War and referendums

Christopher Coverdale, tax refuser

Once again the time has come to hold our political leaders to account in the polling booth for the quality of their performance.  Our votes on May 7 will show whether we approve or disapprove of the actions of Amber Rudd and the Coalition Government over the past five years.

So what principles will I take into account when making my decision?

For me the issue which overrides all others is war.  The decision whether or not to wage war and deliberately cause the deaths of thousands of innocent men, women and children is the most important decision an MP ever has to make.

Between 1997 and 2010, under three successive Labour Governments, Britain took part in five wars in which at least 1.2 million adults and 500,000 children died.  Since the Coalition Government came to power, there have been four further opportunities in Parliament to vote for or against war.
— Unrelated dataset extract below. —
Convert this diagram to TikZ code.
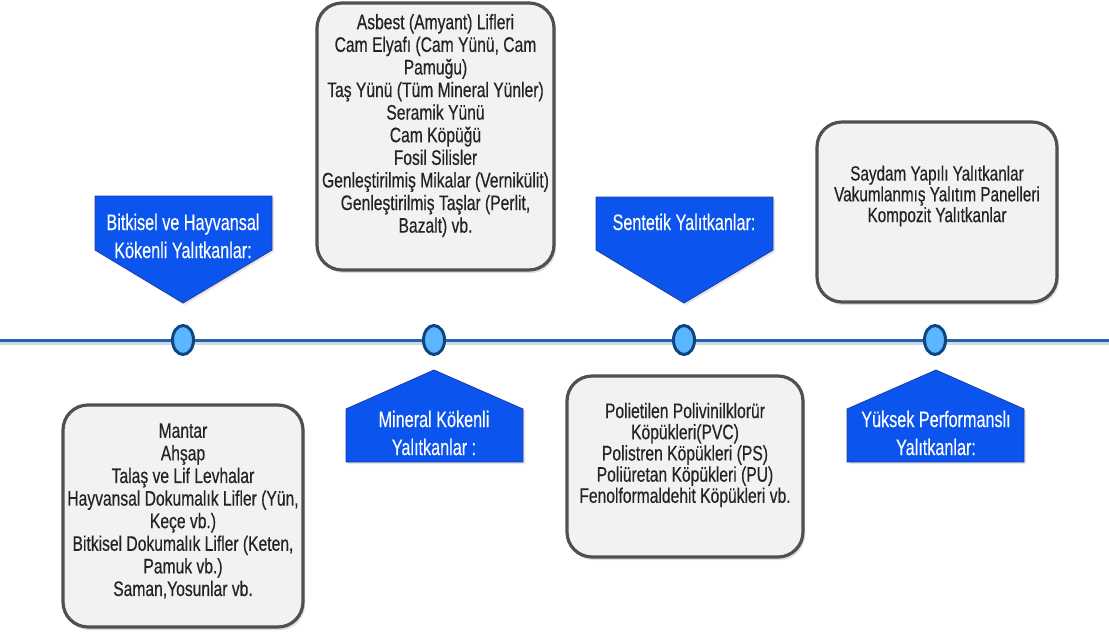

Under our outdated, corrupt political system, we the people have no say on whether or not to wage war, but we do have a say on whether or not to re-elect warmongers.  If MPs are re-elected by their constituents in a general election, then they will naturally assume that they have our support.  So now this election gives us the opportunity to show the political parties whether we support or reject their decisions to wage war and kill innocent men, women and children.

But before I make my decision, I need to check whether I can trust a candidate even though I can’t trust their party or their leader.  Are any of the contenders in our constituency of Hastings and Rye willing to promise – on oath – to disobey the orders of their party whips and vote against war? If so, they stay in the running for my vote.

Direct democracy

The second issue that is important to me in this election is direct democracy.  Will the candidates or their party support a change in the way laws and policy decisions are made in Britain? In a true democracy the people make the rules and the Government implements them. In Britain the opposite is the case. The Prime Minister makes the decisions and forces Parliament to support them and taxpayers to pay for them. This is dictatorship not democracy.

In future we must ensure that no laws are adopted without the people’s vote in a referendum. The public – not the Government – must decide which laws to adopt and which to repeal.  So if a candidate or their political party promises to introduce direct democracy, to pursue the People’s Agenda for Change and to introduce law making by referendum, then they’re in the running for my vote.

Currently the candidate who ticks all my boxes is Jake Bowers of the Green Party. He seems to be intelligent, likeable and trustworthy and if he is willing to promise, if he gets the job, to end Britain’s involvement in war, introduce direct democracy and pursue the People’s Agenda, then he’ll stay at the top of my list. But with two weeks to go there is still time to change my mind if the other candidates change theirs.

It is a question that should be put to all the candidates at the hustings in St Mary’s, Rye, on Thursday April 30. All the candidates have been invited. They need to be put on the spot.